=== Exercise brief ===
Reproduce the listing below word for word, with no pictures.

+ + +

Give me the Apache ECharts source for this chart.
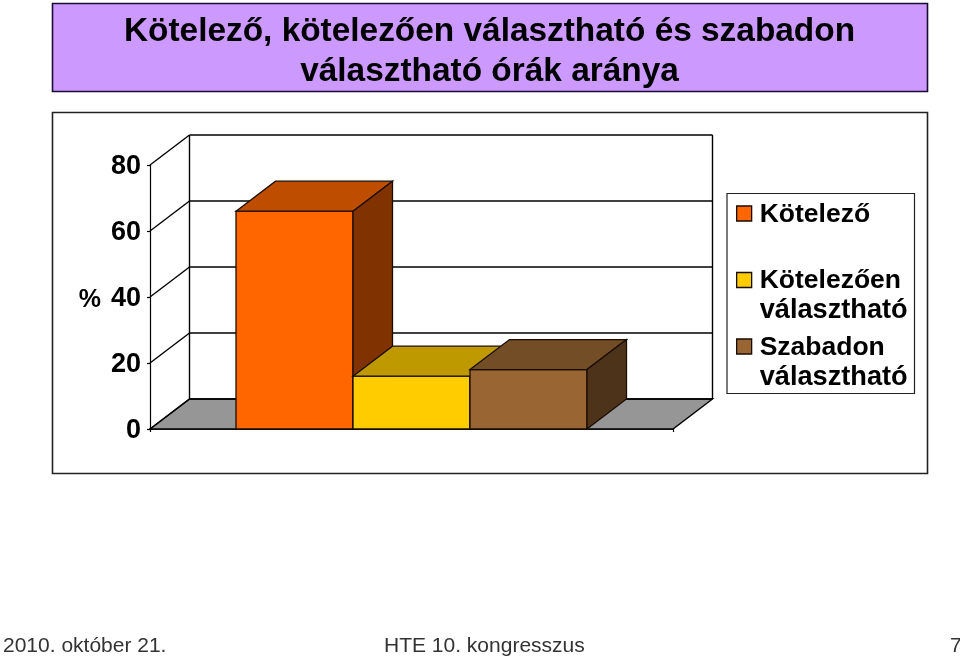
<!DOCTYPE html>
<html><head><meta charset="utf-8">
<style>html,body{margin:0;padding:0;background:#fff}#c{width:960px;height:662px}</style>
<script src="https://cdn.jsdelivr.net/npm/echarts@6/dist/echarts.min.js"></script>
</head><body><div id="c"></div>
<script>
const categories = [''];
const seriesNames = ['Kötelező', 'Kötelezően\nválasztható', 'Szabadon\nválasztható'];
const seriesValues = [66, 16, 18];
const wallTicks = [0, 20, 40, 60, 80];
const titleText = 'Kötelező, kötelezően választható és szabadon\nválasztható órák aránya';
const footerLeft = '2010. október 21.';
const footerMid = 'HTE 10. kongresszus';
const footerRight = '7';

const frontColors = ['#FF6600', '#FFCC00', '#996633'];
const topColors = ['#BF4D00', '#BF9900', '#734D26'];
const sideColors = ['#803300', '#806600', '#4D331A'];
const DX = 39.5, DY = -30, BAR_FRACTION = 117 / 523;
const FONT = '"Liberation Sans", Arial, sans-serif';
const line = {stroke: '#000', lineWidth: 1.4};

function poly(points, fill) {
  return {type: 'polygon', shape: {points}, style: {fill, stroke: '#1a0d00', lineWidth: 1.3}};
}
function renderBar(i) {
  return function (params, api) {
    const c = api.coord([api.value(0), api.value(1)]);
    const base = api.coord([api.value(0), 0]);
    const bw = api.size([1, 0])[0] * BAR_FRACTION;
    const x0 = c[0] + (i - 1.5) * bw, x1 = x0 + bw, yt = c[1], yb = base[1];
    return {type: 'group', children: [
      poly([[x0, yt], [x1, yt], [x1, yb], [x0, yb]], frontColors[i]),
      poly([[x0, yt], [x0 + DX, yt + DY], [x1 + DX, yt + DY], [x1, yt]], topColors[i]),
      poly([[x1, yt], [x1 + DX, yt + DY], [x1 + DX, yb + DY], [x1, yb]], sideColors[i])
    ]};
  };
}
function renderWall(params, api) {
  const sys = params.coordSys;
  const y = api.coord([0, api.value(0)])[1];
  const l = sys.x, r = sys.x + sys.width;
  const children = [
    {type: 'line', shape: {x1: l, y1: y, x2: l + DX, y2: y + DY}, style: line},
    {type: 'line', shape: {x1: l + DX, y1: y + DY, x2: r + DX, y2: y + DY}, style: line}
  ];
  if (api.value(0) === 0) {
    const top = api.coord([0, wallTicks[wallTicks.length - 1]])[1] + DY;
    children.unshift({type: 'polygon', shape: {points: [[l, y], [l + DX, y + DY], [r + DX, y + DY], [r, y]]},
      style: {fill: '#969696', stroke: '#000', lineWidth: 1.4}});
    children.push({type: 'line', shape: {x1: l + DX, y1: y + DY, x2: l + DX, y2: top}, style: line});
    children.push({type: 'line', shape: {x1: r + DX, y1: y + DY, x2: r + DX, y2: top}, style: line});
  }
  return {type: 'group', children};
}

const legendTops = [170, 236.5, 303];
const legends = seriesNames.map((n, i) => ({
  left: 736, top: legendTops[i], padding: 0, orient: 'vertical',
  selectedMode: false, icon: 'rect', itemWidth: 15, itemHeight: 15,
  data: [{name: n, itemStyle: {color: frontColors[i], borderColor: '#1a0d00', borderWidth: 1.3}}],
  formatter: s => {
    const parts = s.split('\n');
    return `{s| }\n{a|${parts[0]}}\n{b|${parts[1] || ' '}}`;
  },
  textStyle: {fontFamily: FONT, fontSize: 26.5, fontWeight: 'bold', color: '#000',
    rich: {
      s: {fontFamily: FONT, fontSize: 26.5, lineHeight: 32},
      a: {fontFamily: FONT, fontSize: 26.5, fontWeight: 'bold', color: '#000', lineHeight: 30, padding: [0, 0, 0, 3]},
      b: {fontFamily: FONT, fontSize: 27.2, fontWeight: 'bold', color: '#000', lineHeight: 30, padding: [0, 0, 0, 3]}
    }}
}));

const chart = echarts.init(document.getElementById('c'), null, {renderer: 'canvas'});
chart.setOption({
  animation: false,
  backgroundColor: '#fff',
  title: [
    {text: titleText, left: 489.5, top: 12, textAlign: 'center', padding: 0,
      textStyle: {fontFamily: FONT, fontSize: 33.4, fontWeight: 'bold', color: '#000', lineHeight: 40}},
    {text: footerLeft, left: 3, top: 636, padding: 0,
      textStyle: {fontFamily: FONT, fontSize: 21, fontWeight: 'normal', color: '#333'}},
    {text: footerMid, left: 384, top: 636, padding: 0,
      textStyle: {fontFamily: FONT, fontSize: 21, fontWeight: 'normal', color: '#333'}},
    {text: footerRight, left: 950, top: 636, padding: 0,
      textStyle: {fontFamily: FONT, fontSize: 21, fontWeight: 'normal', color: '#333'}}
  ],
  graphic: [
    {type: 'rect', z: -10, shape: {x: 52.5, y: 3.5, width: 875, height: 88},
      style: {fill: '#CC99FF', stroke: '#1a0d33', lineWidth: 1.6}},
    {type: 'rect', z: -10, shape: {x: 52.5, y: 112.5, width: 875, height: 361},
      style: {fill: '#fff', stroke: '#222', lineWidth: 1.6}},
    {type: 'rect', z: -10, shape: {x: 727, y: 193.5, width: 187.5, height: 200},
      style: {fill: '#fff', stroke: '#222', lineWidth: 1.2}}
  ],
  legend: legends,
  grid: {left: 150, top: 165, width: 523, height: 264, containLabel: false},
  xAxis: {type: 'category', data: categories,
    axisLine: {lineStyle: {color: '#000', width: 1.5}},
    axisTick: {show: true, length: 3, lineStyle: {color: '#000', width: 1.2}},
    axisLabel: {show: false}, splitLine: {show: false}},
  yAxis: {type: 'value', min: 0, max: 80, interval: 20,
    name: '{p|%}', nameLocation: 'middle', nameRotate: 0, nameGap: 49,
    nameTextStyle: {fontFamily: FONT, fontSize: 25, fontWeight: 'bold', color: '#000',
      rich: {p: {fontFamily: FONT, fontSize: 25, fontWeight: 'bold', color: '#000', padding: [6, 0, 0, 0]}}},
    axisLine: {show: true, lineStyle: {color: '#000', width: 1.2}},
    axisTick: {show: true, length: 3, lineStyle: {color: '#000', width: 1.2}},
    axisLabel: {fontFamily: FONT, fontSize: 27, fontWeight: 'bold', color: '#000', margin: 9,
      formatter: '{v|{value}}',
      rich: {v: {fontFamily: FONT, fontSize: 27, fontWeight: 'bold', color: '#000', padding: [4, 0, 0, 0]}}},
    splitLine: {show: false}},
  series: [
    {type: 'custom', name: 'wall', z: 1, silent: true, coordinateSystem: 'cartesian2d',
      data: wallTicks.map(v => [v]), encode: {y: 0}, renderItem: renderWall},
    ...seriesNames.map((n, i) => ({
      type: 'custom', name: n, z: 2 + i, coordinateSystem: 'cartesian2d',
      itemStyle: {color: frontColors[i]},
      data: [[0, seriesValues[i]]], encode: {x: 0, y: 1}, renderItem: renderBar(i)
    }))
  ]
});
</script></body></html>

+ + +

=== Expected output ===
Give me the Apache ECharts source for this chart.
<!DOCTYPE html>
<html><head><meta charset="utf-8">
<style>html,body{margin:0;padding:0;background:#fff}#c{width:960px;height:662px}</style>
<script src="https://cdn.jsdelivr.net/npm/echarts@6/dist/echarts.min.js"></script>
</head><body><div id="c"></div>
<script>
const categories = [''];
const seriesNames = ['Kötelező', 'Kötelezően\nválasztható', 'Szabadon\nválasztható'];
const seriesValues = [66, 16, 18];
const wallTicks = [0, 20, 40, 60, 80];
const titleText = 'Kötelező, kötelezően választható és szabadon\nválasztható órák aránya';
const footerLeft = '2010. október 21.';
const footerMid = 'HTE 10. kongresszus';
const footerRight = '7';

const frontColors = ['#FF6600', '#FFCC00', '#996633'];
const topColors = ['#BF4D00', '#BF9900', '#734D26'];
const sideColors = ['#803300', '#806600', '#4D331A'];
const DX = 39.5, DY = -30, BAR_FRACTION = 117 / 523;
const FONT = '"Liberation Sans", Arial, sans-serif';
const line = {stroke: '#000', lineWidth: 1.4};

function poly(points, fill) {
  return {type: 'polygon', shape: {points}, style: {fill, stroke: '#1a0d00', lineWidth: 1.3}};
}
function renderBar(i) {
  return function (params, api) {
    const c = api.coord([api.value(0), api.value(1)]);
    const base = api.coord([api.value(0), 0]);
    const bw = api.size([1, 0])[0] * BAR_FRACTION;
    const x0 = c[0] + (i - 1.5) * bw, x1 = x0 + bw, yt = c[1], yb = base[1];
    return {type: 'group', children: [
      poly([[x0, yt], [x1, yt], [x1, yb], [x0, yb]], frontColors[i]),
      poly([[x0, yt], [x0 + DX, yt + DY], [x1 + DX, yt + DY], [x1, yt]], topColors[i]),
      poly([[x1, yt], [x1 + DX, yt + DY], [x1 + DX, yb + DY], [x1, yb]], sideColors[i])
    ]};
  };
}
function renderWall(params, api) {
  const sys = params.coordSys;
  const y = api.coord([0, api.value(0)])[1];
  const l = sys.x, r = sys.x + sys.width;
  const children = [
    {type: 'line', shape: {x1: l, y1: y, x2: l + DX, y2: y + DY}, style: line},
    {type: 'line', shape: {x1: l + DX, y1: y + DY, x2: r + DX, y2: y + DY}, style: line}
  ];
  if (api.value(0) === 0) {
    const top = api.coord([0, wallTicks[wallTicks.length - 1]])[1] + DY;
    children.unshift({type: 'polygon', shape: {points: [[l, y], [l + DX, y + DY], [r + DX, y + DY], [r, y]]},
      style: {fill: '#969696', stroke: '#000', lineWidth: 1.4}});
    children.push({type: 'line', shape: {x1: l + DX, y1: y + DY, x2: l + DX, y2: top}, style: line});
    children.push({type: 'line', shape: {x1: r + DX, y1: y + DY, x2: r + DX, y2: top}, style: line});
  }
  return {type: 'group', children};
}

const legendTops = [170, 236.5, 303];
const legends = seriesNames.map((n, i) => ({
  left: 736, top: legendTops[i], padding: 0, orient: 'vertical',
  selectedMode: false, icon: 'rect', itemWidth: 15, itemHeight: 15,
  data: [{name: n, itemStyle: {color: frontColors[i], borderColor: '#1a0d00', borderWidth: 1.3}}],
  formatter: s => {
    const parts = s.split('\n');
    return `{s| }\n{a|${parts[0]}}\n{b|${parts[1] || ' '}}`;
  },
  textStyle: {fontFamily: FONT, fontSize: 26.5, fontWeight: 'bold', color: '#000',
    rich: {
      s: {fontFamily: FONT, fontSize: 26.5, lineHeight: 32},
      a: {fontFamily: FONT, fontSize: 26.5, fontWeight: 'bold', color: '#000', lineHeight: 30, padding: [0, 0, 0, 3]},
      b: {fontFamily: FONT, fontSize: 27.2, fontWeight: 'bold', color: '#000', lineHeight: 30, padding: [0, 0, 0, 3]}
    }}
}));

const chart = echarts.init(document.getElementById('c'), null, {renderer: 'canvas'});
chart.setOption({
  animation: false,
  backgroundColor: '#fff',
  title: [
    {text: titleText, left: 489.5, top: 12, textAlign: 'center', padding: 0,
      textStyle: {fontFamily: FONT, fontSize: 33.4, fontWeight: 'bold', color: '#000', lineHeight: 40}},
    {text: footerLeft, left: 3, top: 636, padding: 0,
      textStyle: {fontFamily: FONT, fontSize: 21, fontWeight: 'normal', color: '#333'}},
    {text: footerMid, left: 384, top: 636, padding: 0,
      textStyle: {fontFamily: FONT, fontSize: 21, fontWeight: 'normal', color: '#333'}},
    {text: footerRight, left: 950, top: 636, padding: 0,
      textStyle: {fontFamily: FONT, fontSize: 21, fontWeight: 'normal', color: '#333'}}
  ],
  graphic: [
    {type: 'rect', z: -10, shape: {x: 52.5, y: 3.5, width: 875, height: 88},
      style: {fill: '#CC99FF', stroke: '#1a0d33', lineWidth: 1.6}},
    {type: 'rect', z: -10, shape: {x: 52.5, y: 112.5, width: 875, height: 361},
      style: {fill: '#fff', stroke: '#222', lineWidth: 1.6}},
    {type: 'rect', z: -10, shape: {x: 727, y: 193.5, width: 187.5, height: 200},
      style: {fill: '#fff', stroke: '#222', lineWidth: 1.2}}
  ],
  legend: legends,
  grid: {left: 150, top: 165, width: 523, height: 264, containLabel: false},
  xAxis: {type: 'category', data: categories,
    axisLine: {lineStyle: {color: '#000', width: 1.5}},
    axisTick: {show: true, length: 3, lineStyle: {color: '#000', width: 1.2}},
    axisLabel: {show: false}, splitLine: {show: false}},
  yAxis: {type: 'value', min: 0, max: 80, interval: 20,
    name: '{p|%}', nameLocation: 'middle', nameRotate: 0, nameGap: 49,
    nameTextStyle: {fontFamily: FONT, fontSize: 25, fontWeight: 'bold', color: '#000',
      rich: {p: {fontFamily: FONT, fontSize: 25, fontWeight: 'bold', color: '#000', padding: [6, 0, 0, 0]}}},
    axisLine: {show: true, lineStyle: {color: '#000', width: 1.2}},
    axisTick: {show: true, length: 3, lineStyle: {color: '#000', width: 1.2}},
    axisLabel: {fontFamily: FONT, fontSize: 27, fontWeight: 'bold', color: '#000', margin: 9,
      formatter: '{v|{value}}',
      rich: {v: {fontFamily: FONT, fontSize: 27, fontWeight: 'bold', color: '#000', padding: [4, 0, 0, 0]}}},
    splitLine: {show: false}},
  series: [
    {type: 'custom', name: 'wall', z: 1, silent: true, coordinateSystem: 'cartesian2d',
      data: wallTicks.map(v => [v]), encode: {y: 0}, renderItem: renderWall},
    ...seriesNames.map((n, i) => ({
      type: 'custom', name: n, z: 2 + i, coordinateSystem: 'cartesian2d',
      itemStyle: {color: frontColors[i]},
      data: [[0, seriesValues[i]]], encode: {x: 0, y: 1}, renderItem: renderBar(i)
    }))
  ]
});
</script></body></html>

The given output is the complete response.